X-Men Chronicles: Mystique—Pride and Acceptance

head shot of Mystique X-Men

Mystique

I’m a big fan of the fantasy genre and it’s role in helping us understand ourselves, face challenges, and become better people. And one of my favorite fantasy worlds is X-Men.

For the first of my X-Men posts, I’m looking at my favorite X-person, Mystique — a blue, shapeshifting villain — who I like not just because of her name and X power, but also for the struggle she has for acceptance. The latest X-Men movie, X-Men First Class, shows her internal struggle for acceptance based on her appearance, and her efforts to mask this and be who she needs to be and look how she needs to look to fit in. When she realizes she doesn’t have to exert so much energy to transform/hide her appearance to be accepted by Magneto, a fellow mutant, she is drawn to him. Magneto’s reaction contrasts with Charles Xavier, a mutant friend and future leader of the X-Men, who wants her to conform to the look of mainstream society, and Beast, another fellow mutant, who tries to help her (and himself, with adverse results) change her look and destroy her mutant genes permanently. In the end, she joins Magneto and his group of outcast but proud mutants. Her desire for pride beat the desire to do what’s right and good (and socially acceptable). She transformed her shame into pride—but at what cost?

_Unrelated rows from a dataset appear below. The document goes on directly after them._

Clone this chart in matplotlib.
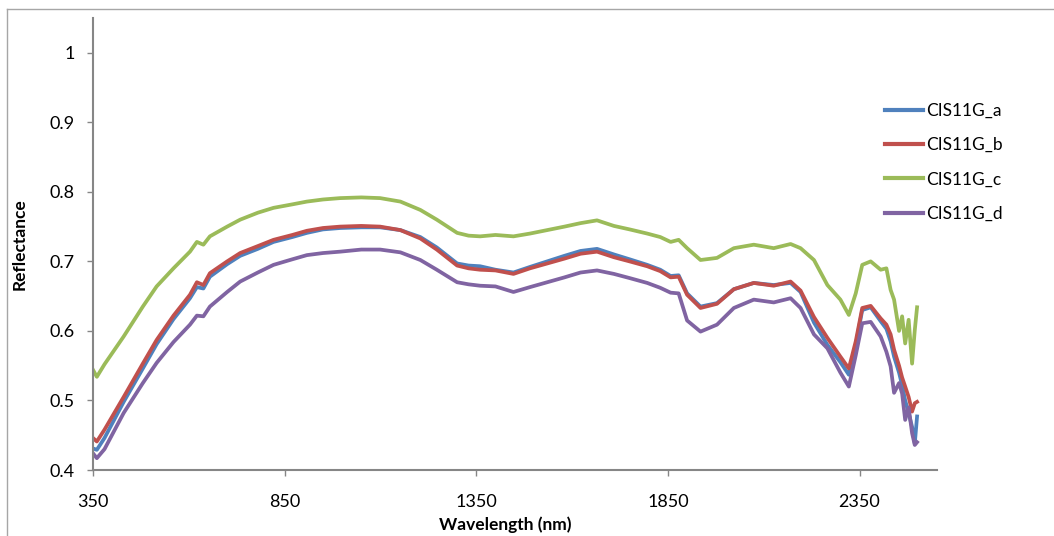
import matplotlib
matplotlib.use("Agg")
import matplotlib.pyplot as plt
from matplotlib.lines import Line2D

plt.rcParams['font.family'] = ['Lato', 'DejaVu Sans']

# spectra (nm, reflectance)
wavelength = [350, 360, 380, 430, 480, 516, 560, 603, 621, 638, 655, 700, 734,
              780, 821, 870, 908, 950, 995, 1050, 1099, 1152, 1204, 1247, 1300,
              1330, 1360, 1400, 1447, 1490, 1535, 1580, 1622, 1665, 1709, 1750,
              1796, 1830, 1857, 1878, 1900, 1935, 1978, 2022, 2074, 2126, 2170,
              2196, 2231, 2266, 2300, 2322, 2340, 2357, 2379, 2405, 2420, 2431,
              2440, 2453, 2461, 2469, 2478, 2487, 2494, 2500]

cis11g_a = [0.431, 0.429, 0.446, 0.498, 0.546, 0.581, 0.617, 0.647, 0.663, 0.661,
            0.678, 0.696, 0.708, 0.718, 0.728, 0.735, 0.741, 0.746, 0.748, 0.749,
            0.749, 0.745, 0.735, 0.720, 0.697, 0.694, 0.693, 0.688, 0.684, 0.692,
            0.700, 0.708, 0.715, 0.718, 0.710, 0.703, 0.695, 0.688, 0.679, 0.680,
            0.654, 0.635, 0.640, 0.660, 0.669, 0.666, 0.669, 0.656, 0.612, 0.580,
            0.555, 0.537, 0.580, 0.630, 0.634, 0.614, 0.603, 0.585, 0.563, 0.540,
            0.522, 0.500, 0.482, 0.462, 0.438, 0.477]

cis11g_b = [0.446, 0.441, 0.458, 0.505, 0.553, 0.587, 0.622, 0.652, 0.670, 0.666,
            0.683, 0.700, 0.712, 0.722, 0.731, 0.738, 0.744, 0.748, 0.750, 0.751,
            0.750, 0.745, 0.733, 0.717, 0.694, 0.690, 0.688, 0.687, 0.682, 0.690,
            0.697, 0.704, 0.711, 0.714, 0.706, 0.700, 0.693, 0.686, 0.677, 0.678,
            0.652, 0.633, 0.639, 0.660, 0.669, 0.665, 0.671, 0.658, 0.620, 0.590,
            0.563, 0.546, 0.585, 0.633, 0.636, 0.618, 0.609, 0.595, 0.573, 0.550,
            0.533, 0.520, 0.505, 0.484, 0.496, 0.498]

cis11g_c = [0.544, 0.534, 0.552, 0.592, 0.635, 0.664, 0.690, 0.714, 0.728, 0.724,
            0.736, 0.750, 0.760, 0.770, 0.777, 0.782, 0.786, 0.789, 0.791, 0.792,
            0.791, 0.786, 0.774, 0.760, 0.741, 0.737, 0.736, 0.738, 0.736, 0.740,
            0.745, 0.750, 0.755, 0.759, 0.751, 0.746, 0.740, 0.735, 0.728, 0.731,
            0.719, 0.702, 0.705, 0.719, 0.724, 0.719, 0.725, 0.719, 0.702, 0.666,
            0.645, 0.623, 0.654, 0.695, 0.700, 0.688, 0.690, 0.659, 0.645, 0.600,
            0.621, 0.582, 0.616, 0.553, 0.601, 0.634]

cis11g_d = [0.424, 0.417, 0.430, 0.482, 0.525, 0.554, 0.584, 0.609, 0.622, 0.621,
            0.635, 0.656, 0.671, 0.684, 0.695, 0.703, 0.709, 0.712, 0.714, 0.717,
            0.717, 0.713, 0.702, 0.688, 0.670, 0.667, 0.665, 0.664, 0.656, 0.663,
            0.670, 0.677, 0.684, 0.687, 0.682, 0.676, 0.669, 0.662, 0.655, 0.654,
            0.615, 0.599, 0.609, 0.633, 0.645, 0.641, 0.647, 0.633, 0.595, 0.575,
            0.540, 0.520, 0.565, 0.611, 0.613, 0.592, 0.570, 0.549, 0.511, 0.525,
            0.510, 0.472, 0.490, 0.453, 0.436, 0.440]

labels = ['CIS11G_a', 'CIS11G_b', 'CIS11G_c', 'CIS11G_d']
colors = ['#4F81BD', '#C0504D', '#9BBB59', '#8064A2']
x_ticks = [350, 850, 1350, 1850, 2350]
y_ticks = [0.4, 0.5, 0.6, 0.7, 0.8, 0.9, 1.0]

fig = plt.figure(figsize=(10.54, 5.36), dpi=100)
ax = fig.add_axes([93 / 1054, 1 - 470 / 536, (937 - 93) / 1054, (470 - 18) / 536])

#%% lines
for ys, lab, col in zip([cis11g_a, cis11g_b, cis11g_c, cis11g_d], labels, colors):
    ax.plot(wavelength, ys, color=col, lw=2.7, label=lab, solid_joinstyle='round')

ax.set_xlim(350, 2552)
ax.set_ylim(0.4, 1.05)
ax.set_xticks(x_ticks)
ax.set_xticklabels([str(t) for t in x_ticks])
ax.set_yticks(y_ticks)
ax.set_yticklabels(['0.4', '0.5', '0.6', '0.7', '0.8', '0.9', '1'])

for s in ['top', 'right']:
    ax.spines[s].set_visible(False)
for s in ['left', 'bottom']:
    ax.spines[s].set_color('#868686')
    ax.spines[s].set_linewidth(1.5)
ax.tick_params(axis='both', direction='out', length=4, width=1, color='#868686',
               labelsize=13, labelcolor='black')
ax.tick_params(axis='x', pad=13)
ax.tick_params(axis='y', pad=9)

ax.set_xlabel('Wavelength (nm)', fontsize=12.5, fontweight='bold')
ax.xaxis.set_label_coords(0.488, -0.102)
ax.set_ylabel('Reflectance', fontsize=12.5, fontweight='bold')
ax.yaxis.set_label_coords(-0.077, 0.5)

handles = [Line2D([], [], color=c, lw=3) for c in colors]
leg = ax.legend(handles, labels, loc='upper left', bbox_to_anchor=(878 / 1054, 1 - 96 / 536),
                bbox_transform=fig.transFigure, frameon=False, fontsize=12.5,
                handlelength=2.2, handletextpad=0.2, labelspacing=1.05, borderaxespad=0)

# chart-area border (only left/top visible in the crop)
fig.add_artist(Line2D([7 / 1054, 7 / 1054], [0, 1 - 9 / 536], color='#A6A6A6', lw=1,
                      transform=fig.transFigure))
fig.add_artist(Line2D([7 / 1054, 1], [1 - 9 / 536, 1 - 9 / 536], color='#A6A6A6', lw=1,
                      transform=fig.transFigure))

fig.savefig('out.png', dpi=100)
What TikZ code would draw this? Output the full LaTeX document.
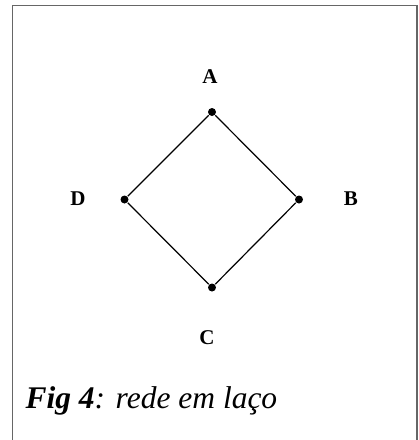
\documentclass[tikz,border=0pt]{standalone}
\usepackage{fontspec}
\setmainfont{Liberation Serif}
\usetikzlibrary{
  calc,
  positioning}

\begin{document}
\begin{tikzpicture}[
  x=1pt,y=-1pt,
  line width=1.2pt,
  vertex/.style={circle,fill=black,inner sep=0pt,minimum size=8pt},
  vlabel/.style={font=\fontsize{21}{23}\selectfont\bfseries,inner sep=0pt},
  frame/.style={draw=black!60,line width=1.5pt}
]%
  \useasboundingbox (0,0) rectangle (419,440);
  \draw[frame] (12.5,445) -- (12.5,5.5) -- (417,5.5) -- (417,445);

  % the four stations of the loop
  \node[vertex] (A) at (212,112) {};
  \node[vertex] (B) at (299,199.5) {};
  \node[vertex] (C) at (212,287.5) {};
  \node[vertex] (D) at (124.5,199.5) {};

  \node[vlabel] (lA) at (210,77) {A};
  \node[vlabel] (lB) at (351,199) {B};
  \node[vlabel] (lC) at (207,338) {C};
  \node[vlabel] (lD) at (78,199) {D};

  \draw (A) -- (B) -- (C) -- (D) -- (A);

  \node[anchor=base west,inner sep=0pt,font=\fontsize{31.5}{33}\selectfont\itshape] (cap) at (25,408)
    {\textbf{Fig 4}: rede em laço};
\end{tikzpicture}
\end{document}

X-Men, and perhaps particularly Mystique, symbolize the quest of everyone to feel comfortable with who they are. It shows how easy it is to make the wrong choices of who to associate with based on who accepts you as you are and appreciates the real, true you. And also that looks can be deceiving.

Pride

Every June in many major cities in the U.S., there are Gay Pride parades celebrating diversity in sexual preference. But what about other lifestyles, belief systems, and religious and ethnic groups? And why is pride and expressing it so important?

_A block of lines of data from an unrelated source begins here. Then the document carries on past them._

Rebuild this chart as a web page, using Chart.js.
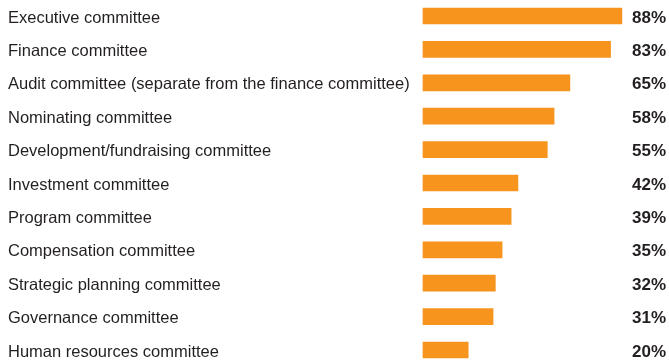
<!DOCTYPE html>
<html lang="en">
<head>
    <meta charset="UTF-8">
    <title>Board committees</title>
    <script src="https://cdn.jsdelivr.net/npm/chart.js"></script>
    <style>
        html, body {
            margin: 0;
            padding: 0;
            background: #fff;
        }
        .chart-container {
            position: relative;
            width: 669px;
            height: 362px;
        }
    </style>
</head>
<body>
    <div class="chart-container">
        <canvas id="committeeChart"></canvas>
    </div>

    <script>
        const committees = [
            "Executive committee",
            "Finance committee",
            "Audit committee (separate from the finance committee)",
            "Nominating committee",
            "Development/fundraising committee",
            "Investment committee",
            "Program committee",
            "Compensation committee",
            "Strategic planning committee",
            "Governance committee",
            "Human resources committee"
        ];
        const percentages = [88, 83, 65, 58, 55, 42, 39, 35, 32, 31, 20];

        const textColor = "#231f20";
        const fontFamily = "'Liberation Sans', Arial, sans-serif";

        // percentage labels, right-aligned at the canvas edge
        const valueLabels = {
            id: "valueLabels",
            afterDatasetsDraw(chart) {
                const ctx = chart.ctx;
                const meta = chart.getDatasetMeta(0);
                ctx.save();
                ctx.font = "bold 17px " + fontFamily;
                ctx.fillStyle = textColor;
                ctx.textAlign = "right";
                ctx.textBaseline = "middle";
                meta.data.forEach((bar, i) => {
                    ctx.fillText(percentages[i] + "%", chart.width - 3, bar.y + 2);
                });
                ctx.restore();
            }
        };

        let ctx = document.getElementById("committeeChart").getContext("2d");
        let committeeChart = new Chart(ctx, {
            type: "bar",
            data: {
                labels: committees,
                datasets: [{
                    data: percentages,
                    backgroundColor: "#f7941d",
                    barThickness: 16,
                    clip: false
                }]
            },
            options: {
                indexAxis: "y",
                responsive: true,
                maintainAspectRatio: false,
                animation: false,
                layout: {
                    padding: { left: 8, right: 20, top: 16, bottom: 12 }
                },
                plugins: {
                    legend: { display: false },
                    tooltip: { enabled: false }
                },
                scales: {
                    x: {
                        display: false,
                        min: 0,
                        max: 100
                    },
                    y: {
                        offset: false,
                        grid: { display: false },
                        border: { display: false },
                        ticks: {
                            crossAlign: "far",
                            color: textColor,
                            padding: 0,
                            labelOffset: 2,
                            font: { family: fontFamily, size: 16.5 }
                        },
                        afterFit(scale) {
                            scale.width = 415;
                        }
                    }
                }
            },
            plugins: [valueLabels]
        });
    </script>
</body>
</html>
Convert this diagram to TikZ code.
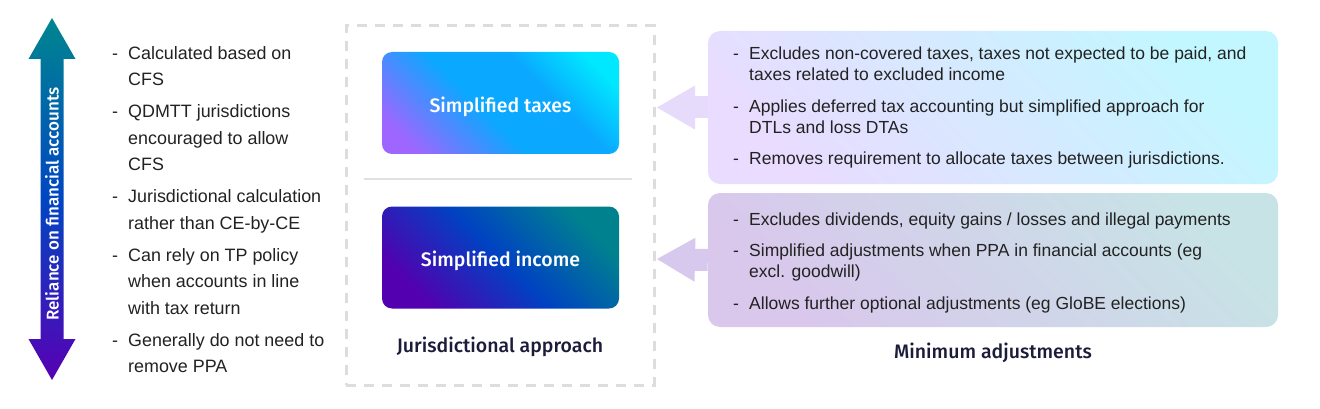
\documentclass[tikz,border=0pt]{standalone}
\usepackage{fontspec}
\setmainfont{Liberation Sans}
\newfontfamily\headfont{Fira Sans}[UprightFont=* Medium]
\usetikzlibrary{arrows.meta,positioning}

\definecolor{bodyink}{HTML}{222222}
\definecolor{headink}{HTML}{1C1B3A}
\definecolor{dashgrey}{HTML}{DDDDDD}
\definecolor{sepgrey}{HTML}{E0E0E0}
\definecolor{taxlo}{HTML}{9F66FF}
\definecolor{taxmid}{HTML}{0AA8FF}
\definecolor{taxhi}{HTML}{00E8FF}
\definecolor{inclo}{HTML}{5200B0}
\definecolor{incmid}{HTML}{0042C2}
\definecolor{inchi}{HTML}{00828E}
\definecolor{taxpanello}{HTML}{E9DCFF}
\definecolor{taxpanelhi}{HTML}{C2F7FF}
\definecolor{incpanello}{HTML}{D9C7EC}
\definecolor{incpanelhi}{HTML}{C7E3E6}
\definecolor{arrowtax}{HTML}{E6DBFB}
\definecolor{arrowinc}{HTML}{D7C8EE}
\definecolor{relytop}{HTML}{00868F}
\definecolor{relymid}{HTML}{0046C2}
\definecolor{relybot}{HTML}{5800B4}

\pgfdeclarehorizontalshading{taxshade}{100bp}{color(0bp)=(taxlo); color(22bp)=(taxlo); color(45bp)=(taxmid); color(62bp)=(taxmid); color(78bp)=(taxhi); color(100bp)=(taxhi)}
\pgfdeclarehorizontalshading{incomeshade}{100bp}{color(0bp)=(inclo); color(25bp)=(inclo); color(50bp)=(incmid); color(75bp)=(inchi); color(100bp)=(inchi)}
\pgfdeclarehorizontalshading{taxpanelshade}{100bp}{color(0bp)=(taxpanello); color(25bp)=(taxpanello); color(75bp)=(taxpanelhi); color(100bp)=(taxpanelhi)}
\pgfdeclarehorizontalshading{incpanelshade}{100bp}{color(0bp)=(incpanello); color(25bp)=(incpanello); color(75bp)=(incpanelhi); color(100bp)=(incpanelhi)}
\pgfdeclareverticalshading{relyshade}{100bp}{color(0bp)=(relybot); color(25bp)=(relybot); color(50bp)=(relymid); color(75bp)=(relytop); color(100bp)=(relytop)}

\begin{document}
\begin{tikzpicture}[x=1pt,y=-1pt,
headbox/.style={shade, rounded corners=10pt, minimum width=237pt, minimum height=102pt, inner sep=0pt, shading angle=45, text=white, text height=18.5pt, text depth=0pt, font=\headfont\fontsize{19.5}{22}\selectfont},
panel/.style={shade, rounded corners=12pt, minimum width=570pt, inner sep=0pt, shading angle=45},
bullets/.style={anchor=base west, inner sep=0pt, text=bodyink},
caption/.style={anchor=base, inner sep=0pt, text=headink, font=\headfont\fontsize{19.5}{22}\selectfont},
blockarrow/.style={line width=22pt, -{Triangle[length=38pt,width=44pt,line width=0pt]}},
]
\useasboundingbox[fill=white] (0,0) rectangle (1320,409);

\shade[shading=relyshade] (52,18) -- (75.5,59) -- (63.5,59) -- (63.5,339) -- (75.5,339) -- (52,380) -- (28.5,339) -- (40.5,339) -- (40.5,59) -- (28.5,59) -- cycle;
\node[rotate=90, inner sep=0pt, text=white, font=\headfont\fontsize{17}{20}\selectfont] (relylabel) at (52,204) {Reliance on financial accounts};

\node[bullets, font=\fontsize{17.9}{26.5}\selectfont] (cfslist) at (112,59.5) {\begin{tabular}[t]{@{}p{16pt}@{}l@{}}
- & Calculated based on\\
  & CFS\\[5.4pt]
- & QDMTT jurisdictions\\
  & encouraged to allow\\
  & CFS\\[5.4pt]
- & Jurisdictional calculation\\
  & rather than CE-by-CE\\[5.4pt]
- & Can rely on TP policy\\
  & when accounts in line\\
  & with tax return\\[5.4pt]
- & Generally do not need to\\
  & remove PPA
\end{tabular}};

\node[draw=dashgrey, line width=3pt, dash pattern=on 10pt off 8pt, minimum width=308pt, minimum height=359pt] (approach) at (500,205.5) {};
\node[headbox, shading=taxshade] (taxes) at (500.5,103) {Simplified taxes};
\node[headbox, shading=incomeshade] (income) at (500.5,257.5) {Simplified income};
\draw[sepgrey, line width=2pt] (364,179) -- (632,179);
\node[caption] (approachlabel) at (500,352) {Jurisdictional approach};

\node[panel, shading=taxpanelshade, minimum height=153pt] (taxpanel) at (993,107.5) {};
\node[panel, shading=incpanelshade, minimum height=134pt] (incomepanel) at (993,260) {};
\coordinate (taxtip) at (657,107.5);
\coordinate (incometip) at (657,259);
\draw[blockarrow, arrowtax] (taxpanel.west) -- (taxtip);
\draw[blockarrow, arrowinc] (incomepanel.west) -- (incometip);

\node[bullets, font=\fontsize{17.5}{21}\selectfont] (taxlist) at (733,60) {\begin{tabular}[t]{@{}p{16pt}@{}l@{}}
- & Excludes non-covered taxes, taxes not expected to be paid, and\\
  & taxes related to excluded income\\[10.5pt]
- & Applies deferred tax accounting but simplified approach for\\
  & DTLs and loss DTAs\\[10.5pt]
- & Removes requirement to allocate taxes between jurisdictions.
\end{tabular}};
\node[bullets, font=\fontsize{17.5}{21}\selectfont] (incomelist) at (733,225) {\begin{tabular}[t]{@{}p{16pt}@{}l@{}}
- & Excludes dividends, equity gains / losses and illegal payments\\[10.5pt]
- & Simplified adjustments when PPA in financial accounts (eg\\
  & excl. goodwill)\\[10.5pt]
- & Allows further optional adjustments (eg GloBE elections)
\end{tabular}};
\node[caption] (minlabel) at (993,358) {Minimum adjustments};
\end{tikzpicture}
\end{document}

Gay Pride Parade, Washington, DC June 2011

Pride in self relates to self-esteem and how comfortable we are with ourselves. Without acceptance and support, it is very difficult to go against the flow and be different (see next post on Mystique). By promoting these differences so others can see the good and the gifts in the difference, we are benefiting ourselves as well as society. Strength through diversity. And parades are fun and a way to promote that fun, colorful, diverse, fashionable spirit for the gay community.

So, what’s next? Has the gay pride movement helped other groups gain acceptance for their identities? What other communities may have pride parades, open houses, film festivals, or other events expressing their culture in the future?